Higher-order cross-correlations (C3) to image the Earth from the crust to the core

Zack Spica

Stanford University

Date & Time
Building 3, Room 3240 (main USGS conference room)
Valerie Sahakian

The ambient noise correlation technique allows retrieving the Green's function between pairs of synchronous seismic sensors by correlating long time series of seismic noise (C1). While the method is widely used to map the seismic velocity in the crust and upper mantle with surface waves, recent works highlighted the possibility to retrieve teleseismic body waves, offering a better sampling geometries to image the Earth's core. However, the method relies on the availability of synchronous networks, which considerably limits the ray-paths coverage and therefore the resolution of the resulting tomographic images.
My point is to show that performing higher-order correlations (C3) makes it possible to bridge all the seismic networks in time and space, and therefore significantly enhance the resolving power of the ambient noise tomographies.
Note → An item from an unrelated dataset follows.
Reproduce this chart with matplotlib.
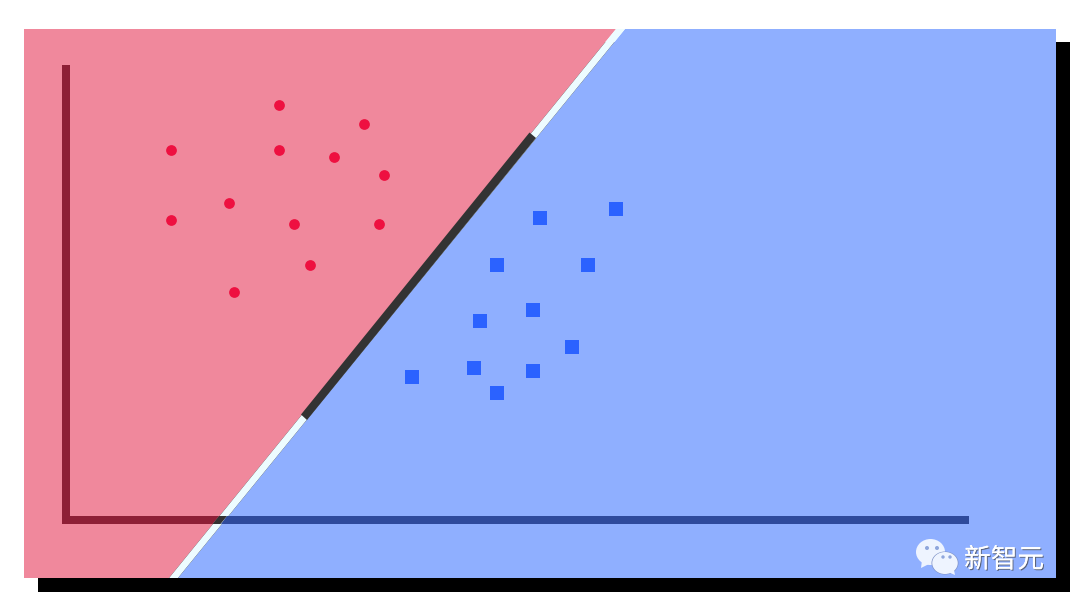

I will discuss the feasibility and the potential of the method for Rayleigh waves retrieval, and present its first application to obtain a high-resolution tomographic image of Mexico and south US. In addition, I will show that the method can also be extended to retrieve teleseismic body waves such as reflections on the core mantle boundary (CMB). I will present a spatial analysis of the differential travel time of the ScS phase along the Meso America Subduction Experiment (MASE) array and discuss the strong influence of the shallow surface on such measurements.